> **YOUR GOAL**
From the records below, transcribe only the lines running from the one with "Output the LaTeX" through the one with "(P3a) at (229,636)". Keep both of those end lines.
::::::::::
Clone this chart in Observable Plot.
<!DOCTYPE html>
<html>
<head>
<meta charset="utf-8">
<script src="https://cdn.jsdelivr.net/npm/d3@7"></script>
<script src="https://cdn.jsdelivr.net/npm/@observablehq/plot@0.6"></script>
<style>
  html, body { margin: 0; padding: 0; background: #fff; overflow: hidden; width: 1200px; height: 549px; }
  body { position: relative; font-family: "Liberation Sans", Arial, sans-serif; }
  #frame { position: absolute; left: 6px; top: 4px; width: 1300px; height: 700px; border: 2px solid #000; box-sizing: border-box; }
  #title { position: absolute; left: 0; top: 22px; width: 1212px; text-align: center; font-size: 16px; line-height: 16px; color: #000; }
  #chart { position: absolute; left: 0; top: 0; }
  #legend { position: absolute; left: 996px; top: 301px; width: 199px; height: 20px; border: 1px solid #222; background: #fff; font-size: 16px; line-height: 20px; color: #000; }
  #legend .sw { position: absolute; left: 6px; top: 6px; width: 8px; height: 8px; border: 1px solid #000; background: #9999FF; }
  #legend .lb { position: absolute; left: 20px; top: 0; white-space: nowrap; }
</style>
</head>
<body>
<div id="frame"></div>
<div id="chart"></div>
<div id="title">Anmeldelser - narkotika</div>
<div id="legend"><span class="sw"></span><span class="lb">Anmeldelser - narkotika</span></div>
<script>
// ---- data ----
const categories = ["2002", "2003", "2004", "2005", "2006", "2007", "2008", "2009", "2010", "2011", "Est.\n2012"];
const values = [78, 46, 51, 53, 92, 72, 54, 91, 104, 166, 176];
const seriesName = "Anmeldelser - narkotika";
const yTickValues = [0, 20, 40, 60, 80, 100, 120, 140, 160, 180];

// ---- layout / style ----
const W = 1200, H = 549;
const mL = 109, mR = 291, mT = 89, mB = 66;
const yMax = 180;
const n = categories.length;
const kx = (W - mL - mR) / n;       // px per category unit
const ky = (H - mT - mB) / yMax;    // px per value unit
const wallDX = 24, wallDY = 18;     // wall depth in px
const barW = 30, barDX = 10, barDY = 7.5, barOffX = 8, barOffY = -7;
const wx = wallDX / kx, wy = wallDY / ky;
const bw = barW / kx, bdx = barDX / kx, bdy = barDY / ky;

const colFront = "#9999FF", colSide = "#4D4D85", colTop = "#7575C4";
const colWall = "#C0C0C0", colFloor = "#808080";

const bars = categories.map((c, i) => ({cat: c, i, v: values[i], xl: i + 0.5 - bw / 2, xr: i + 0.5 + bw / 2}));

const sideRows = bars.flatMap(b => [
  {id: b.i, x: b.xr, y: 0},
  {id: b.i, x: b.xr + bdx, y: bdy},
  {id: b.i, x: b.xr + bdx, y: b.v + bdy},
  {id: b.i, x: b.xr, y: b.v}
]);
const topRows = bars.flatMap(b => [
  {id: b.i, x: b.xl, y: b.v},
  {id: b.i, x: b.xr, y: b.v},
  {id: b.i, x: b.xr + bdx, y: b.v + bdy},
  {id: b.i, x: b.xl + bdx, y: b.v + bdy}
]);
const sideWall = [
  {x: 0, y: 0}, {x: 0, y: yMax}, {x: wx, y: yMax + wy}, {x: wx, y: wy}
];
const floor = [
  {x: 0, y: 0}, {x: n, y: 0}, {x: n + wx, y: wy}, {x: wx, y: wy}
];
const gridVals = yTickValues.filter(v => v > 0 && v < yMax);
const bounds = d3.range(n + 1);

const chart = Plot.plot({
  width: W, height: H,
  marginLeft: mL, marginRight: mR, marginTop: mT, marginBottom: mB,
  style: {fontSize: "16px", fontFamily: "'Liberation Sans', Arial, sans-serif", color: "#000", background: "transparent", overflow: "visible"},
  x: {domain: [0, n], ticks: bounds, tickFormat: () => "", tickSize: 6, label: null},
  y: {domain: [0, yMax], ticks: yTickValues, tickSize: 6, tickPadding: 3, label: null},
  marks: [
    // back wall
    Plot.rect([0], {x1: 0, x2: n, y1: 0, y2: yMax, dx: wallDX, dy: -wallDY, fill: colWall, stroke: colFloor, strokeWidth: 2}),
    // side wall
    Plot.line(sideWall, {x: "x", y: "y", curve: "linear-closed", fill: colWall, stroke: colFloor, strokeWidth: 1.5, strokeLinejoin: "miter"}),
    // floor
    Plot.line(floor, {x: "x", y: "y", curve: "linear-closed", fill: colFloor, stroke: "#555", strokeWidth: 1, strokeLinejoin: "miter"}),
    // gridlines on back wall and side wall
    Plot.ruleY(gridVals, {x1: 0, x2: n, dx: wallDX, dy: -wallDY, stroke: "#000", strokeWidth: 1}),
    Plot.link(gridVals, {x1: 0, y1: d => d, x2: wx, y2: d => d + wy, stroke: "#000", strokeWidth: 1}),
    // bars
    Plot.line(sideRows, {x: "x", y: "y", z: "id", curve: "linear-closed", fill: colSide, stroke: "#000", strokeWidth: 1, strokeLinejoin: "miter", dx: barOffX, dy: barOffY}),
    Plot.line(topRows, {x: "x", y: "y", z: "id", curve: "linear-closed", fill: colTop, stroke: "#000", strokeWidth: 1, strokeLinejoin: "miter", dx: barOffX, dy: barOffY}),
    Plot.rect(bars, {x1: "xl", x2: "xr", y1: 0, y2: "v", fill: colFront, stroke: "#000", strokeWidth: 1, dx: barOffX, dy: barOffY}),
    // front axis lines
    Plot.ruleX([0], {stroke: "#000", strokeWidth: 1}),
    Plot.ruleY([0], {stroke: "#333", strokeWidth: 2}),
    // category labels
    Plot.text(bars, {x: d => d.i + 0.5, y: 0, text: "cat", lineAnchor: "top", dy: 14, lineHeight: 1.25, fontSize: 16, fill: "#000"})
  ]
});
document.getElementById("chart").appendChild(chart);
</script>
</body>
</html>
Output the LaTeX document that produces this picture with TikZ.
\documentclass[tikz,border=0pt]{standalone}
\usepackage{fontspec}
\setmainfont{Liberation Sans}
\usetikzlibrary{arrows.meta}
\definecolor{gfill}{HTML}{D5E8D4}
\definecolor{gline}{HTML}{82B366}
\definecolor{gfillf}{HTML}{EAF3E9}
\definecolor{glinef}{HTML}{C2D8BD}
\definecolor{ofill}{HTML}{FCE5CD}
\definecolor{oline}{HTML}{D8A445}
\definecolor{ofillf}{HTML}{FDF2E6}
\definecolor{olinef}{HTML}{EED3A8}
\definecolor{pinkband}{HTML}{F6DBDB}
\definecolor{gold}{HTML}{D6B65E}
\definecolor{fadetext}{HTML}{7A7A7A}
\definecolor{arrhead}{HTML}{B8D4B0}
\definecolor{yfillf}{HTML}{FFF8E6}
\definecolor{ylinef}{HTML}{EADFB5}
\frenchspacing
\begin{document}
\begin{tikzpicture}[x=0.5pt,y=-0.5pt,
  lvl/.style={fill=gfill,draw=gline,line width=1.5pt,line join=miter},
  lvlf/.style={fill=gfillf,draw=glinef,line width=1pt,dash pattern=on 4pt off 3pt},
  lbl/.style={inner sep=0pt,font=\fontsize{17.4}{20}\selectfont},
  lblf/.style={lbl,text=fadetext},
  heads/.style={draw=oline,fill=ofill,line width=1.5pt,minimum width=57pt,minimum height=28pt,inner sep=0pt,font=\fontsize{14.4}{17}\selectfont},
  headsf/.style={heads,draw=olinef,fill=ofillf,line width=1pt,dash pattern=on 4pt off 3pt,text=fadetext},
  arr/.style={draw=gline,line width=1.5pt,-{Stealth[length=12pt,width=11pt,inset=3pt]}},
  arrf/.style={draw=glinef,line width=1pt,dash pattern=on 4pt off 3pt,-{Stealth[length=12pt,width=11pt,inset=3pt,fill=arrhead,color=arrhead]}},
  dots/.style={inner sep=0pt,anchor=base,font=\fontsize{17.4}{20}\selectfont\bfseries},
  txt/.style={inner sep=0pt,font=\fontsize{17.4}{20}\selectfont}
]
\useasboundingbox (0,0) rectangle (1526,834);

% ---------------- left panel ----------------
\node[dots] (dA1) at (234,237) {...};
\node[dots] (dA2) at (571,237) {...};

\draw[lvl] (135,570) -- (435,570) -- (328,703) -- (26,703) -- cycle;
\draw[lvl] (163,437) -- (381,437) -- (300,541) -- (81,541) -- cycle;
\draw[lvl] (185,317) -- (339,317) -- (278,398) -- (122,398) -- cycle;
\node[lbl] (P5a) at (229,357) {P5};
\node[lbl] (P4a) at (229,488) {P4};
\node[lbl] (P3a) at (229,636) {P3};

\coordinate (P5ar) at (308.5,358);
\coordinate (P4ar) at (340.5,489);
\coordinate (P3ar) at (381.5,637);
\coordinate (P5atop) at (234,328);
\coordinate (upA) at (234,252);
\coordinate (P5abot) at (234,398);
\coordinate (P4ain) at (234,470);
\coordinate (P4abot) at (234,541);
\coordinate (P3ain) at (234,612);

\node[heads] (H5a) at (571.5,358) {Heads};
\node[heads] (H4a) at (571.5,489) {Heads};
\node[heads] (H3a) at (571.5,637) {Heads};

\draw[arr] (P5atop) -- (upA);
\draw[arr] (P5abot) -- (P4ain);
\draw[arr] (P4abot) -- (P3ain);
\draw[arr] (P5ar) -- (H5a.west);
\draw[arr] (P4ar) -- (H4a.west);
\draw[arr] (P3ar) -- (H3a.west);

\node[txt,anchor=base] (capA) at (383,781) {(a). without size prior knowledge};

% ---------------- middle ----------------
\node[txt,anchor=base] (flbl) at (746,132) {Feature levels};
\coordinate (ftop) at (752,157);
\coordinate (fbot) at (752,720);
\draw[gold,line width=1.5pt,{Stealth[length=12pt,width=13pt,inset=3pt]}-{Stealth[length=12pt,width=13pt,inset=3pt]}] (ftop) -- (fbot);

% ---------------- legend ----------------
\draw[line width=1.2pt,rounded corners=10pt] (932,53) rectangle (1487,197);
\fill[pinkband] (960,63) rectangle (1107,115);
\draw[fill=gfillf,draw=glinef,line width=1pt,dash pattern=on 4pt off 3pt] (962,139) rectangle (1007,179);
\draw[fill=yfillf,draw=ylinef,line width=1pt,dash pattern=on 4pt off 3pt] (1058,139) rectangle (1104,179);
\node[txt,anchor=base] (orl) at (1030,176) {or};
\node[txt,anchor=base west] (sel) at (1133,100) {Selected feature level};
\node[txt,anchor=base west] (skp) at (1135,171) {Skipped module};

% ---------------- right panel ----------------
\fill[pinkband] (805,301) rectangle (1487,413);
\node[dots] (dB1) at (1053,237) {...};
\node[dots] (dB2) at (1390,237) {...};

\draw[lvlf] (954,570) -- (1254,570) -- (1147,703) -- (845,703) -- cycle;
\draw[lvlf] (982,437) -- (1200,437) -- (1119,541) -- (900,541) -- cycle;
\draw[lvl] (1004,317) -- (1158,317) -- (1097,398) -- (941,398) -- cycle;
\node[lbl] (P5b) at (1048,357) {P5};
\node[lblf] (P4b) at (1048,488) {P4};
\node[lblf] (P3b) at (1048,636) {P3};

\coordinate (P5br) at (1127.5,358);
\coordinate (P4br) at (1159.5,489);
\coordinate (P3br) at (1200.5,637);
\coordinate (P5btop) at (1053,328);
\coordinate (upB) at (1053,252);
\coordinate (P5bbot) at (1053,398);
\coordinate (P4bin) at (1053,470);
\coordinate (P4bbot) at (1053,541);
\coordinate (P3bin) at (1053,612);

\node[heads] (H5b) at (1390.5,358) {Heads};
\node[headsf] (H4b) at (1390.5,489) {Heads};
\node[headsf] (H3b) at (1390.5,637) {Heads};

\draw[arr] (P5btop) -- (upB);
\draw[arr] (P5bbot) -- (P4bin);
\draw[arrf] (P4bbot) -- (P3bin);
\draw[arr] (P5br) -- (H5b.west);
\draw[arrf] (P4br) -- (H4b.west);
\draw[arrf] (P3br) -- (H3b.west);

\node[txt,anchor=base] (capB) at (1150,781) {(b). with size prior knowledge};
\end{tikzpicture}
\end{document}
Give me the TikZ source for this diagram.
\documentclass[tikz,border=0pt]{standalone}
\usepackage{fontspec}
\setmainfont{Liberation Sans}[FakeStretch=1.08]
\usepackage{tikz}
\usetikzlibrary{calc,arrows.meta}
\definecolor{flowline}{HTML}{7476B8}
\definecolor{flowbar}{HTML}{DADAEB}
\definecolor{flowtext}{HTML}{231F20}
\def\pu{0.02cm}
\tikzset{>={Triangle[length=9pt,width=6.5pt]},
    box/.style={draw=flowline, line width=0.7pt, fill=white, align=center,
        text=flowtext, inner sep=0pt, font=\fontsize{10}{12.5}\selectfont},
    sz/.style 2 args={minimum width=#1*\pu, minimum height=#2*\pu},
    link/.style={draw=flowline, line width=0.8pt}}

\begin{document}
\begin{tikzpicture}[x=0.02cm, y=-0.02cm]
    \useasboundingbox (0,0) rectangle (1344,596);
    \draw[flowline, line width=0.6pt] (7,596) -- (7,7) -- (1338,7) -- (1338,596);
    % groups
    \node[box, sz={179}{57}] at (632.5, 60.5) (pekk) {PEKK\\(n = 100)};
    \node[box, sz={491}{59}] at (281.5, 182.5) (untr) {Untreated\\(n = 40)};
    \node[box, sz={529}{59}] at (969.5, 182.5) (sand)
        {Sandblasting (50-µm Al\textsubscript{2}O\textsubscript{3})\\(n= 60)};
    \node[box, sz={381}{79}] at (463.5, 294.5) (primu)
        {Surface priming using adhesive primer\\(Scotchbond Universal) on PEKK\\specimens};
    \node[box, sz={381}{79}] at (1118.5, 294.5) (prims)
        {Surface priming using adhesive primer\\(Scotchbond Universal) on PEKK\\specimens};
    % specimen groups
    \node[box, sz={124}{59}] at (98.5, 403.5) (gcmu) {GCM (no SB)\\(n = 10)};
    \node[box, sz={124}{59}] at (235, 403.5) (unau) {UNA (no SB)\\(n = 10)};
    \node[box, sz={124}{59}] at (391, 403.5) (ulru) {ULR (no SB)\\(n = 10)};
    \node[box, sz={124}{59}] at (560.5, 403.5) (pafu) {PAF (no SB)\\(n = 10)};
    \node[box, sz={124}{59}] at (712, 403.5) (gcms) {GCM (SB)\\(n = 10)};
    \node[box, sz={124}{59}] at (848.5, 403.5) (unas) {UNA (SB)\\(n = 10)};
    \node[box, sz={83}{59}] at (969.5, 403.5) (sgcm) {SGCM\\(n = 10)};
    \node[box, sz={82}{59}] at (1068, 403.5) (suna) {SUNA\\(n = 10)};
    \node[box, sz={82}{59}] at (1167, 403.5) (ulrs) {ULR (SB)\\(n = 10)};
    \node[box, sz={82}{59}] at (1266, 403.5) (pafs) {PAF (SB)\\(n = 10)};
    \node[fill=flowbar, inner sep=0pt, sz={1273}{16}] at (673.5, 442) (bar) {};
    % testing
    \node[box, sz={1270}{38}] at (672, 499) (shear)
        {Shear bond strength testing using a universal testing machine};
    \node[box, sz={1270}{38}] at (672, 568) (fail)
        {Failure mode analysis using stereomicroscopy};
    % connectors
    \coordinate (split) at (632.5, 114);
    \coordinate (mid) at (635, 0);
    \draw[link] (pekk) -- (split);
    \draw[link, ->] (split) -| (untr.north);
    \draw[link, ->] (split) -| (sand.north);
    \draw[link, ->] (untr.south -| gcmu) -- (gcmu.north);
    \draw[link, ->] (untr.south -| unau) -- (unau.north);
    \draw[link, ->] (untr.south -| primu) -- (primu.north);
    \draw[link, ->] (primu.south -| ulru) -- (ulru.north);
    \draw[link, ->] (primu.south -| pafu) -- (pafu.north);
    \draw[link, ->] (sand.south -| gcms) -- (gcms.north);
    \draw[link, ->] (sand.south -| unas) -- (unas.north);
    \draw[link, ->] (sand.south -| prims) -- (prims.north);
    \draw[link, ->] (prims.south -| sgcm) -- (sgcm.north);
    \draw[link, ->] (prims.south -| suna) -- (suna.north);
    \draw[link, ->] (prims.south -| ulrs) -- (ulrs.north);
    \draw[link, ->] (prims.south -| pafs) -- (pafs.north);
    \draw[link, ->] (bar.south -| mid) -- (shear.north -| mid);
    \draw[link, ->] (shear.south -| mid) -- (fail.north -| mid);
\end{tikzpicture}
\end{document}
::::::::::
> **RESPONSE TO THE TASK**
Output the LaTeX document that produces this picture with TikZ.
\documentclass[tikz,border=0pt]{standalone}
\usepackage{fontspec}
\setmainfont{Liberation Sans}
\usetikzlibrary{arrows.meta}
\definecolor{gfill}{HTML}{D5E8D4}
\definecolor{gline}{HTML}{82B366}
\definecolor{gfillf}{HTML}{EAF3E9}
\definecolor{glinef}{HTML}{C2D8BD}
\definecolor{ofill}{HTML}{FCE5CD}
\definecolor{oline}{HTML}{D8A445}
\definecolor{ofillf}{HTML}{FDF2E6}
\definecolor{olinef}{HTML}{EED3A8}
\definecolor{pinkband}{HTML}{F6DBDB}
\definecolor{gold}{HTML}{D6B65E}
\definecolor{fadetext}{HTML}{7A7A7A}
\definecolor{arrhead}{HTML}{B8D4B0}
\definecolor{yfillf}{HTML}{FFF8E6}
\definecolor{ylinef}{HTML}{EADFB5}
\frenchspacing
\begin{document}
\begin{tikzpicture}[x=0.5pt,y=-0.5pt,
  lvl/.style={fill=gfill,draw=gline,line width=1.5pt,line join=miter},
  lvlf/.style={fill=gfillf,draw=glinef,line width=1pt,dash pattern=on 4pt off 3pt},
  lbl/.style={inner sep=0pt,font=\fontsize{17.4}{20}\selectfont},
  lblf/.style={lbl,text=fadetext},
  heads/.style={draw=oline,fill=ofill,line width=1.5pt,minimum width=57pt,minimum height=28pt,inner sep=0pt,font=\fontsize{14.4}{17}\selectfont},
  headsf/.style={heads,draw=olinef,fill=ofillf,line width=1pt,dash pattern=on 4pt off 3pt,text=fadetext},
  arr/.style={draw=gline,line width=1.5pt,-{Stealth[length=12pt,width=11pt,inset=3pt]}},
  arrf/.style={draw=glinef,line width=1pt,dash pattern=on 4pt off 3pt,-{Stealth[length=12pt,width=11pt,inset=3pt,fill=arrhead,color=arrhead]}},
  dots/.style={inner sep=0pt,anchor=base,font=\fontsize{17.4}{20}\selectfont\bfseries},
  txt/.style={inner sep=0pt,font=\fontsize{17.4}{20}\selectfont}
]
\useasboundingbox (0,0) rectangle (1526,834);

% ---------------- left panel ----------------
\node[dots] (dA1) at (234,237) {...};
\node[dots] (dA2) at (571,237) {...};

\draw[lvl] (135,570) -- (435,570) -- (328,703) -- (26,703) -- cycle;
\draw[lvl] (163,437) -- (381,437) -- (300,541) -- (81,541) -- cycle;
\draw[lvl] (185,317) -- (339,317) -- (278,398) -- (122,398) -- cycle;
\node[lbl] (P5a) at (229,357) {P5};
\node[lbl] (P4a) at (229,488) {P4};
\node[lbl] (P3a) at (229,636) {P3};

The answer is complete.